## Task prompt
Each line containing the word "Apache" needs to be copied.

## Dataset extract
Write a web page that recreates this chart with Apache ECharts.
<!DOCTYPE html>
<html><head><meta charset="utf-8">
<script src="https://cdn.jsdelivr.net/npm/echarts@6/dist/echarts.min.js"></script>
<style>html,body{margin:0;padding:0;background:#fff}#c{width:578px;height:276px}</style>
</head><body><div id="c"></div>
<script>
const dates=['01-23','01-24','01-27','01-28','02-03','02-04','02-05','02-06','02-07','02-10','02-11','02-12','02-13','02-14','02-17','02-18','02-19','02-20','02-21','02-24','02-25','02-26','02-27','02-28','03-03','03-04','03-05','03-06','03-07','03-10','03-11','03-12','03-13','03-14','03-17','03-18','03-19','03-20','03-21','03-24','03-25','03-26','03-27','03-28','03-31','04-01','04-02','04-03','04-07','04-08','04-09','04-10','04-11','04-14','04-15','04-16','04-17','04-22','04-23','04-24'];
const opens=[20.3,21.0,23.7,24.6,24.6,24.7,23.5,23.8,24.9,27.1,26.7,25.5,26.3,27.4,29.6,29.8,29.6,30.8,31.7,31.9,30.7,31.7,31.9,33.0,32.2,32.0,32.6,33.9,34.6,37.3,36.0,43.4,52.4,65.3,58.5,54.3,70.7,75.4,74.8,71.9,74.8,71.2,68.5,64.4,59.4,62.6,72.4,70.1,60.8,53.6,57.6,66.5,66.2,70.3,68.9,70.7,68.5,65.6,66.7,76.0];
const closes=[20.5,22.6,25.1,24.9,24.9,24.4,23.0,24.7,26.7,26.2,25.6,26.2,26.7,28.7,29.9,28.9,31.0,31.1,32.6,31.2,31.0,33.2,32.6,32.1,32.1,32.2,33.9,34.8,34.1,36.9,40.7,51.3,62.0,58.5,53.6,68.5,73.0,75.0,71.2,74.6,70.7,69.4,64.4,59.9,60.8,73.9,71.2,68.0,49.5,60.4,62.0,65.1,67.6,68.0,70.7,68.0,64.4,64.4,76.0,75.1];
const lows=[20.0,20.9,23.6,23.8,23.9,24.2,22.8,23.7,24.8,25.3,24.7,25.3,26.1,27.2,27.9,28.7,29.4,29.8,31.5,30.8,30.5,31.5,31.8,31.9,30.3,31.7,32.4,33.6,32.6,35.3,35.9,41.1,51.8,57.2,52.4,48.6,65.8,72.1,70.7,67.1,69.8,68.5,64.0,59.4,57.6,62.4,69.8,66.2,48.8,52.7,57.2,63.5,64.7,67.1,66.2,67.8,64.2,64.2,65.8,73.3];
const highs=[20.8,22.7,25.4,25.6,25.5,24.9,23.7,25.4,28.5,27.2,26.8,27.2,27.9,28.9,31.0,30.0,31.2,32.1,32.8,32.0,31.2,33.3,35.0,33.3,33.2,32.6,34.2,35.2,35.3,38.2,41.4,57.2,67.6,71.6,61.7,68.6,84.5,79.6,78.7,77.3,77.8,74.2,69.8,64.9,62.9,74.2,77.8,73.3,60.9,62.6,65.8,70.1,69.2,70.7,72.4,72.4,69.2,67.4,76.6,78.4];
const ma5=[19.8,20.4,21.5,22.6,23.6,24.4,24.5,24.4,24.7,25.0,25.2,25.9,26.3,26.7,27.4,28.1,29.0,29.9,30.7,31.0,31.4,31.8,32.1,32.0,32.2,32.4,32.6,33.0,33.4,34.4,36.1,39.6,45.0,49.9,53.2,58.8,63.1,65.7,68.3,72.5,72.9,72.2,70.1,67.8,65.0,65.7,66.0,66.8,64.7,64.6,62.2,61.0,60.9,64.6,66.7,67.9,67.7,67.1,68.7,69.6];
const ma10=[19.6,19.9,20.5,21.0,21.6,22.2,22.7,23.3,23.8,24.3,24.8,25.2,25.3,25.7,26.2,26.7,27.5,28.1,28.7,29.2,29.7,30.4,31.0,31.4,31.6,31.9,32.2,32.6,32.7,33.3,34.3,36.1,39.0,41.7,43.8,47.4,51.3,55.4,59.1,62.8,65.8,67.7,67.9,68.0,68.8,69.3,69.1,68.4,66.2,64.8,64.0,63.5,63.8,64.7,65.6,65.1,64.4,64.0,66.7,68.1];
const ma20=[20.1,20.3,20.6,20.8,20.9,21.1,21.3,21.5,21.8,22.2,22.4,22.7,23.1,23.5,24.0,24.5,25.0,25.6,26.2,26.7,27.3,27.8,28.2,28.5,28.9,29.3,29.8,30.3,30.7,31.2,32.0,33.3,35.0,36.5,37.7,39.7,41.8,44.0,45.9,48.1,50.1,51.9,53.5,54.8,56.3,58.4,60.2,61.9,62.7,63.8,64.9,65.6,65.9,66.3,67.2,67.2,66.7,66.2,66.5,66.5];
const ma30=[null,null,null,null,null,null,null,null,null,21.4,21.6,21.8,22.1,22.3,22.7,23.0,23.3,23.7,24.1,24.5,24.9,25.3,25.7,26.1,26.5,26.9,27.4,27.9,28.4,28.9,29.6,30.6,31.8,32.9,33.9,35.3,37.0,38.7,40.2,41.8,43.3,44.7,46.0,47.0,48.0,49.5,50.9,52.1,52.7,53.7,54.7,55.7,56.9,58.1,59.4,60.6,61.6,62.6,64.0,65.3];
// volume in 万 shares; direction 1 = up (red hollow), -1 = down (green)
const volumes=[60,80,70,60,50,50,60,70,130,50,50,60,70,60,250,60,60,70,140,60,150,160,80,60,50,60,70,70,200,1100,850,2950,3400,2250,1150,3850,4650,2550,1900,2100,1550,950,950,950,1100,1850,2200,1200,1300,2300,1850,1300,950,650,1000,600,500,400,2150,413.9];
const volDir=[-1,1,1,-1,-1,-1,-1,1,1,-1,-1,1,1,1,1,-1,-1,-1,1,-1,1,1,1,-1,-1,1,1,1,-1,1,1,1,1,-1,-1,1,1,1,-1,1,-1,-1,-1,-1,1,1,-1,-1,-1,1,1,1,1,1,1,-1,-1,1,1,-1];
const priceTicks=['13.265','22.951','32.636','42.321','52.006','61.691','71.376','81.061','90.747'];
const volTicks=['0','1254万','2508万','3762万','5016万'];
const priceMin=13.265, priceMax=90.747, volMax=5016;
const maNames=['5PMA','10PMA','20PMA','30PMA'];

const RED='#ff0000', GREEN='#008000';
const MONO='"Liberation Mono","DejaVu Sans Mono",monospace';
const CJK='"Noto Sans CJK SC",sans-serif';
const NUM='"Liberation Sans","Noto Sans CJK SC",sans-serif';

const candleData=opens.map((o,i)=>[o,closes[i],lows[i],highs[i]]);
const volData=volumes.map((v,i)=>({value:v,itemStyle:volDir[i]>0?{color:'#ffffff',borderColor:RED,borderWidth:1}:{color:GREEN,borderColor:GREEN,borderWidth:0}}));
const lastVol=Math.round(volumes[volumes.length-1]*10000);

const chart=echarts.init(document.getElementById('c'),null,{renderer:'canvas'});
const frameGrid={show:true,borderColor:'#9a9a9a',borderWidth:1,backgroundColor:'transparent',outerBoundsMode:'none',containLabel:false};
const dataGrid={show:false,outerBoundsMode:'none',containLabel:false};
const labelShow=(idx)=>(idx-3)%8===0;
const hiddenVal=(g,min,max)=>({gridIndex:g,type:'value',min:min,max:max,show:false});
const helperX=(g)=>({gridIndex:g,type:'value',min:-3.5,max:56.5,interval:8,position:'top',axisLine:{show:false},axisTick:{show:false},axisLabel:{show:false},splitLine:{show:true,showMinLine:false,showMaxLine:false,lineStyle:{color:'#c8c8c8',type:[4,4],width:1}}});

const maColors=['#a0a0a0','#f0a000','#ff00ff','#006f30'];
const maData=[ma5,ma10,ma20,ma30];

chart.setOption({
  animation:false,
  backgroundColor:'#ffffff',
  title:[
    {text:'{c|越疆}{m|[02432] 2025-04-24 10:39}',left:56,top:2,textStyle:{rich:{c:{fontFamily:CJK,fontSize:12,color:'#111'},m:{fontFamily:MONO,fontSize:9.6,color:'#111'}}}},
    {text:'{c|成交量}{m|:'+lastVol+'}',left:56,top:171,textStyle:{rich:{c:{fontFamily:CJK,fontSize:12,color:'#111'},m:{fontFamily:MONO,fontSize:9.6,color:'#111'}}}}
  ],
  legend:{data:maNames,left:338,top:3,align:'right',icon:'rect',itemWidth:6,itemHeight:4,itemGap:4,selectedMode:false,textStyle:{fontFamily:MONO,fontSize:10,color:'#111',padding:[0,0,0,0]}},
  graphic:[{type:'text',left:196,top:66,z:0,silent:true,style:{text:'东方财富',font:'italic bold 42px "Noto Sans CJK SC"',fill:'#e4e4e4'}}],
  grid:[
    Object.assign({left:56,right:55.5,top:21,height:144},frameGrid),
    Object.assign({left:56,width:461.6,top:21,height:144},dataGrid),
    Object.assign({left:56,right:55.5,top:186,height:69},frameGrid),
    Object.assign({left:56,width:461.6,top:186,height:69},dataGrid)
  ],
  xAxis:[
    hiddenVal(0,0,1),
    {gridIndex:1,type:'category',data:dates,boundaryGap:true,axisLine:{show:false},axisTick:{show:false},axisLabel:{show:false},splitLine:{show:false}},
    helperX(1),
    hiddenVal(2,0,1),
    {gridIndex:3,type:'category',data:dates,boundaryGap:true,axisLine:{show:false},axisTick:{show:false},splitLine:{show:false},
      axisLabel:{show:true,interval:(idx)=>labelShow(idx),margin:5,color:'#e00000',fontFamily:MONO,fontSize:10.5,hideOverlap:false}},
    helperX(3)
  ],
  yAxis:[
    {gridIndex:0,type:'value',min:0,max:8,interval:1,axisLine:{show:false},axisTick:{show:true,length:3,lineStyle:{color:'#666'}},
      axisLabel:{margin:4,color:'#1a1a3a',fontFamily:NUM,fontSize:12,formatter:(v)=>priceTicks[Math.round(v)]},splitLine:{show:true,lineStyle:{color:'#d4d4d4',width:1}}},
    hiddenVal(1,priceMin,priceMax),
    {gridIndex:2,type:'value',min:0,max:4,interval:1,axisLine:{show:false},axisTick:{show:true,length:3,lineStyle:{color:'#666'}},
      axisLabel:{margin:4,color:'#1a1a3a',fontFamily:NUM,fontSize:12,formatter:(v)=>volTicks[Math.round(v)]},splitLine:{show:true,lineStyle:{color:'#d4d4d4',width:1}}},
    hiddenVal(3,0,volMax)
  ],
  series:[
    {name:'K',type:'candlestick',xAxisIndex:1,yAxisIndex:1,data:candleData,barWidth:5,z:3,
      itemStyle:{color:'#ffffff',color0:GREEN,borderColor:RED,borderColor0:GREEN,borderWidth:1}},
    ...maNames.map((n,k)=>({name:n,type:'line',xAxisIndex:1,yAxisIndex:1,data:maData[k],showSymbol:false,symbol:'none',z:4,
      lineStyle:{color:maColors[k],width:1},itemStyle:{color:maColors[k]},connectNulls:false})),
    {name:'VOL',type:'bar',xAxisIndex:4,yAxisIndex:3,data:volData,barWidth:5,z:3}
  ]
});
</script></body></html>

--

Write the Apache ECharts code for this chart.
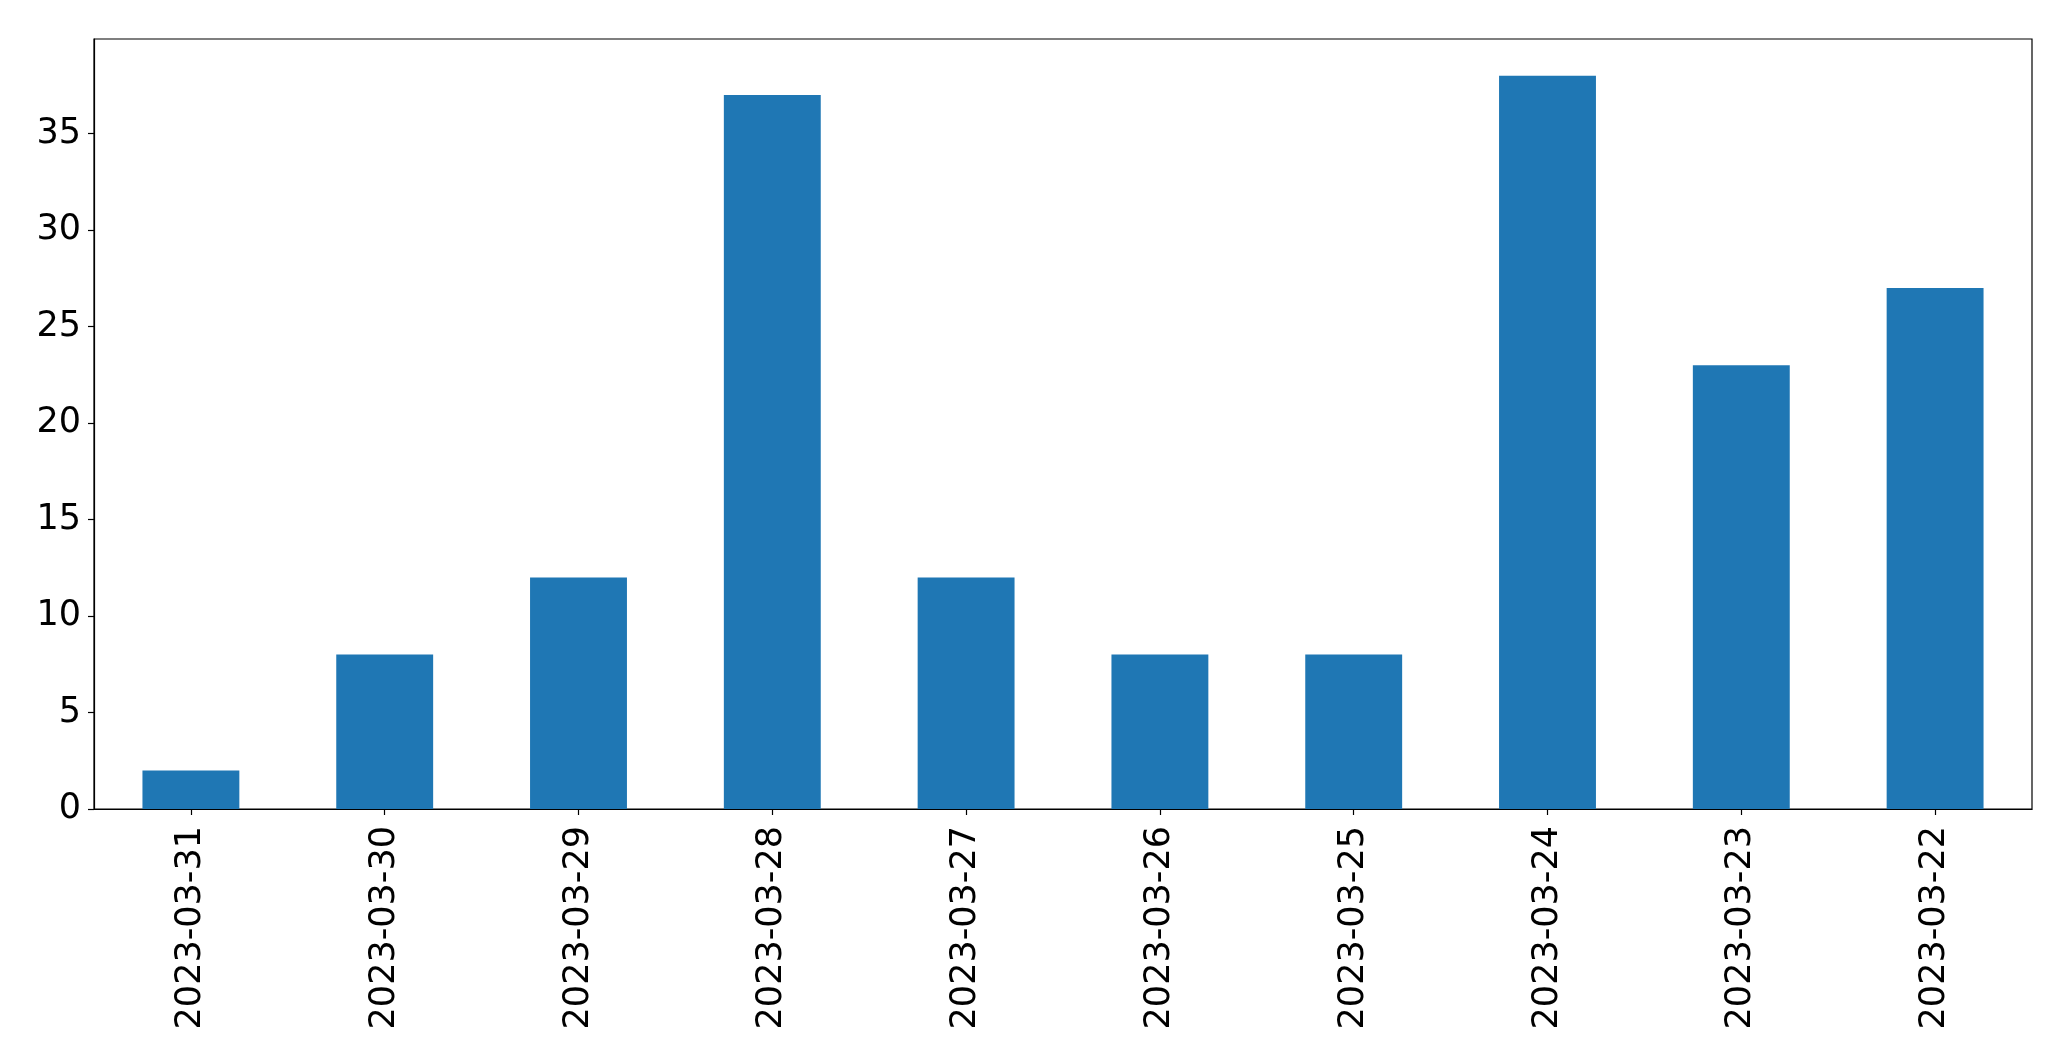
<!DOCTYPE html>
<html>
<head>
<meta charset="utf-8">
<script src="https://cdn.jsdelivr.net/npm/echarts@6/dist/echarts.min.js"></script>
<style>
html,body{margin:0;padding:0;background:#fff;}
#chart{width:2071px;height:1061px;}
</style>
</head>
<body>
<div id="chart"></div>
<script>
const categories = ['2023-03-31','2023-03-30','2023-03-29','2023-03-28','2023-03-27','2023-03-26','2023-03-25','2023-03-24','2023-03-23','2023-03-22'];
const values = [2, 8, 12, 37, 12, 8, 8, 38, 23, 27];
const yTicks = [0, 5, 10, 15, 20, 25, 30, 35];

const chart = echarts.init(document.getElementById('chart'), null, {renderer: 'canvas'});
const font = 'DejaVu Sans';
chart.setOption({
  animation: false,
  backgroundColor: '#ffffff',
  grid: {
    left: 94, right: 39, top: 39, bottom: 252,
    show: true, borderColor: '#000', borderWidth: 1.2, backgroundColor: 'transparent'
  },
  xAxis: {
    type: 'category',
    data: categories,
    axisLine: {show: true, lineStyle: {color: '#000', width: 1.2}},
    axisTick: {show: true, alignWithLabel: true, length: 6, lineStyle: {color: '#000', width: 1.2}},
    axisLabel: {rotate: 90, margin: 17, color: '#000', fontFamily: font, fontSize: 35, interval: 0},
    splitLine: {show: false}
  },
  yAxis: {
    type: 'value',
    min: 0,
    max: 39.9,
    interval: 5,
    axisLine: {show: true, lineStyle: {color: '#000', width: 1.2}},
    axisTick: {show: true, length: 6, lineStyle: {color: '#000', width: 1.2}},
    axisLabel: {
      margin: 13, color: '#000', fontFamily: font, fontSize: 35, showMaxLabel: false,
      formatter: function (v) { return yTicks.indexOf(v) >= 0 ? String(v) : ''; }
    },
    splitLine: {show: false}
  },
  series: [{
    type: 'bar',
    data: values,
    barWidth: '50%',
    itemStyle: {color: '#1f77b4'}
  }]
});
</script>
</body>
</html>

## Complete answer
Write a web page that recreates this chart with Apache ECharts.
Write the Apache ECharts code for this chart.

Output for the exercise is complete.